The troops entered the area on Sunday in what was the most significant gain in their push further into Mosul in the last several days.On Wednesday they came under heavy attack by rockets and suicide bombers from Islamic State fighters.

But they have established a foothold in the east of the city and progressed to the Tahrir area where families fled from their houses to escape the fighting.

Mortars from IS-held territory wounded at least five children trying to flee after they were evacuated by troops.

Away from the fighting, Iraqi forces assessed the damage to Nimrud, about 19 miles southeast of Mosul.

Major General Dhiaa al-Saadi, the deputy commander of Iraqi ground forces who oversaw the operation, said IS had almost completely destroyed the town's ancient Assyrian archaeological site.

He said: "We have information that all of the archaeological sites inside Mosul have already been destroyed."

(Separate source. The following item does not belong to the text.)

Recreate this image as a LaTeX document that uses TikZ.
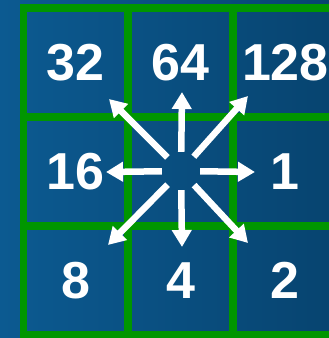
\documentclass[tikz,border=0pt]{standalone}
\usepackage{fontspec}
\setmainfont{Liberation Sans}
\usetikzlibrary{arrows.meta}
\definecolor{bgleft}{RGB}{12,90,145}
\definecolor{bgright}{RGB}{7,68,112}
\definecolor{gridgreen}{RGB}{0,150,0}
\begin{document}
\begin{tikzpicture}[x=1pt,y=-1pt,
  cell/.style={draw=gridgreen,line width=7.5pt,minimum width=104.75pt,minimum height=109pt,inner sep=0pt,
    text=white,font=\bfseries\fontsize{52}{52}\selectfont},
  arr/.style={-{Triangle[width=19pt,length=17pt]},line width=6.5pt,white}]
\useasboundingbox (0,0) rectangle (329,338);
\clip (0,0) rectangle (329,338);
% background
\shade[left color=bgleft,right color=bgright] (0,0) rectangle (329,338);
% grid of weights
\node[cell] (n32) at (75.9,62.5) {32};
\node[cell] (n64) at (180.6,62.5) {64};
\node[cell] (n128) at (285.4,62.5) {128};
\node[cell] (n16) at (75.9,171.5) {16};
\node[cell] (mid) at (180.6,171.5) {};
\node[cell] (n1) at (285.4,171.5) {1};
\node[cell] (n8) at (75.9,280.5) {8};
\node[cell] (n4) at (180.6,280.5) {4};
\node[cell] (n2) at (285.4,280.5) {2};
% arrows out of the centre
\node[circle,minimum size=38pt,inner sep=0pt] (hub) at (181,171) {};
\coordinate (eE) at (255,172);
\coordinate (eW) at (106,172);
\coordinate (eN) at (182,92);
\coordinate (eS) at (182,247);
\coordinate (eNW) at (109,99);
\coordinate (eNE) at (248,96);
\coordinate (eSW) at (108,245);
\coordinate (eSE) at (248,243);
\foreach \e in {eE,eW,eN,eS,eNW,eNE,eSW,eSE}
  \draw[arr] (hub) -- (\e);
\end{tikzpicture}
\end{document}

The discovery in the late 1980s of treasures in Nimrud's royal tombs was one of the 20th century's most significant archaeological finds.

The government said the IS militants, who captured the site in June 2014, destroyed it the following year, using heavy military vehicles.

In a field outside an ancient palace, shattered remains of intricate carvings lie broken in the dust.

Remnants of elaborate wall panels and colossal statues of winged bulls, they stood at the site for nearly three millennia, reminders of a mighty empire which stretched across the Middle East.

At the northern edge of the old city, a ziggurat - or terraced pyramid - towered over the palace and nearby temples.

When IS militants swept through northern Iraq two years ago they ransacked ancient cities, religious sites and palaces which the ultra-hardline Sunni Muslim zealots idolised.

The ziggurat has been reduced to a pile of dirt and covered in tyre tracks, apparently flattened by bulldozers in the last two months before Islamic State fighters were driven out.

Palace walls have been stripped of the carved facades which adorned them and just a few pieces remain in place.

Fragments of the winged bulls - or lamassus - which stood at one of the palace entrances are strewn in a field.